-- START INFORMATION PROVIDED --
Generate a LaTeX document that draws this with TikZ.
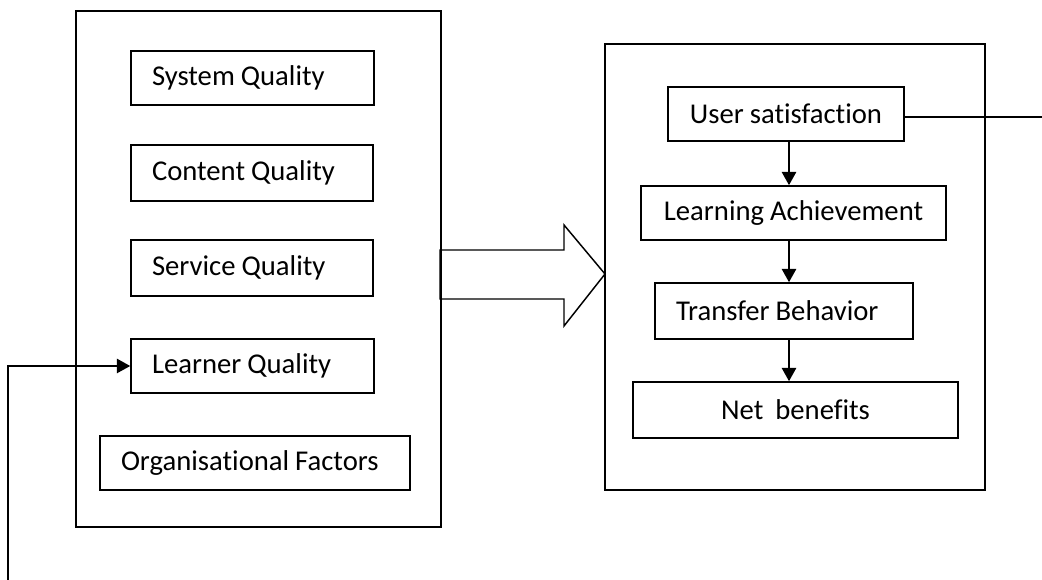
\documentclass[tikz,border=0pt]{standalone}
\usepackage{fontspec}
\setmainfont{Carlito}[Ligatures=NoCommon]
\usetikzlibrary{arrows.meta}

\newcommand{\boxfont}{\fontsize{21.5}{26}\selectfont\setlength{\spaceskip}{0.21em}}

\tikzset{every picture/.style={line width=0.75pt}}
\tikzset{
  frame/.style={draw, line width=1.1pt, inner sep=0pt},
  qbox/.style={draw, line width=1.1pt, inner xsep=15.75pt, inner ysep=0pt, align=left},
  cbox/.style={qbox, align=center, inner xsep=0pt},
  flow/.style={line width=2pt, -{Triangle[width=10.5pt,length=10pt]}},
  fb/.style={line width=1.8pt}
}

\begin{document}
\begin{tikzpicture}[x=0.75pt,y=0.75pt,yscale=-1,xscale=1]
\useasboundingbox (0,0) rectangle (1042,580);

%Shape: Rectangle [left frame]
\node[frame, minimum width=273.75pt, minimum height=387pt] (factors) at (258.5,269) {};
%Shape: Rectangle [right frame]
\node[frame, minimum width=285pt, minimum height=334.5pt] (outcomes) at (795,267) {};

% Text Node
\node[qbox, text width=150.75pt, minimum height=40.5pt] (sys) at (252.5,78) {\boxfont System Quality};
% Text Node
\node[qbox, text width=150pt, minimum height=42pt] (con) at (252,173) {\boxfont Content Quality};
% Text Node
\node[qbox, text width=150pt, minimum height=42pt] (ser) at (252,268) {\boxfont Service Quality};
% Text Node
\node[qbox, text width=150.75pt, minimum height=40.5pt] (lea) at (252.5,366) {\boxfont Learner Quality};
% Text Node
\node[qbox, text width=201pt, minimum height=40.5pt] (org) at (255,463) {\boxfont\mbox{Organisational Factors}};

% Text Node
\node[cbox, text width=177pt, minimum height=40.5pt] (usr) at (786,114) {\boxfont User satisfaction};
% Text Node
\node[cbox, text width=228.75pt, minimum height=40.5pt] (ach) at (793.5,213) {\boxfont Learning Achievement};
% Text Node
\node[qbox, text width=162pt, minimum height=42pt] (tra) at (784,311) {\boxfont Transfer Behavior};
% Text Node
\node[cbox, text width=243.75pt, minimum height=42pt] (net) at (795.5,410) {\boxfont Net\ \ benefits};

%Shape: Big arrow
\draw[line width=1.1pt] (440,250) -- (564,250) -- (564,225) -- (605,274) -- (564,326) -- (564,299) -- (440,299) -- cycle ;

%Straight Lines [down the chain]
\coordinate (axis) at (789,0);
\draw[flow] (usr.south -| axis) -- (ach.north -| axis) ;
\draw[flow] (ach.south -| axis) -- (tra.north -| axis) ;
\draw[flow] (tra.south -| axis) -- (net.north -| axis) ;

%Straight Lines [feedback]
\coordinate (fbR) at (1042,117);
\coordinate (fbL) at (8,580);
\draw[fb] (usr.east |- fbR) -- (fbR) ;
\draw[fb, -{Triangle[width=10.5pt,length=10pt]}] (fbL) |- (lea.west) ;

\end{tikzpicture}
\end{document}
-- END INFORMATION PROVIDED --
● **TO BE DONE**
Quote all the lines above exactly as given. Do not include the pictures.

● **CORRECT OUTPUT**
Generate a LaTeX document that draws this with TikZ.
\documentclass[tikz,border=0pt]{standalone}
\usepackage{fontspec}
\setmainfont{Carlito}[Ligatures=NoCommon]
\usetikzlibrary{arrows.meta}

\newcommand{\boxfont}{\fontsize{21.5}{26}\selectfont\setlength{\spaceskip}{0.21em}}

\tikzset{every picture/.style={line width=0.75pt}}
\tikzset{
  frame/.style={draw, line width=1.1pt, inner sep=0pt},
  qbox/.style={draw, line width=1.1pt, inner xsep=15.75pt, inner ysep=0pt, align=left},
  cbox/.style={qbox, align=center, inner xsep=0pt},
  flow/.style={line width=2pt, -{Triangle[width=10.5pt,length=10pt]}},
  fb/.style={line width=1.8pt}
}

\begin{document}
\begin{tikzpicture}[x=0.75pt,y=0.75pt,yscale=-1,xscale=1]
\useasboundingbox (0,0) rectangle (1042,580);

%Shape: Rectangle [left frame]
\node[frame, minimum width=273.75pt, minimum height=387pt] (factors) at (258.5,269) {};
%Shape: Rectangle [right frame]
\node[frame, minimum width=285pt, minimum height=334.5pt] (outcomes) at (795,267) {};

% Text Node
\node[qbox, text width=150.75pt, minimum height=40.5pt] (sys) at (252.5,78) {\boxfont System Quality};
% Text Node
\node[qbox, text width=150pt, minimum height=42pt] (con) at (252,173) {\boxfont Content Quality};
% Text Node
\node[qbox, text width=150pt, minimum height=42pt] (ser) at (252,268) {\boxfont Service Quality};
% Text Node
\node[qbox, text width=150.75pt, minimum height=40.5pt] (lea) at (252.5,366) {\boxfont Learner Quality};
% Text Node
\node[qbox, text width=201pt, minimum height=40.5pt] (org) at (255,463) {\boxfont\mbox{Organisational Factors}};

% Text Node
\node[cbox, text width=177pt, minimum height=40.5pt] (usr) at (786,114) {\boxfont User satisfaction};
% Text Node
\node[cbox, text width=228.75pt, minimum height=40.5pt] (ach) at (793.5,213) {\boxfont Learning Achievement};
% Text Node
\node[qbox, text width=162pt, minimum height=42pt] (tra) at (784,311) {\boxfont Transfer Behavior};
% Text Node
\node[cbox, text width=243.75pt, minimum height=42pt] (net) at (795.5,410) {\boxfont Net\ \ benefits};

%Shape: Big arrow
\draw[line width=1.1pt] (440,250) -- (564,250) -- (564,225) -- (605,274) -- (564,326) -- (564,299) -- (440,299) -- cycle ;

%Straight Lines [down the chain]
\coordinate (axis) at (789,0);
\draw[flow] (usr.south -| axis) -- (ach.north -| axis) ;
\draw[flow] (ach.south -| axis) -- (tra.north -| axis) ;
\draw[flow] (tra.south -| axis) -- (net.north -| axis) ;

%Straight Lines [feedback]
\coordinate (fbR) at (1042,117);
\coordinate (fbL) at (8,580);
\draw[fb] (usr.east |- fbR) -- (fbR) ;
\draw[fb, -{Triangle[width=10.5pt,length=10pt]}] (fbL) |- (lea.west) ;

\end{tikzpicture}
\end{document}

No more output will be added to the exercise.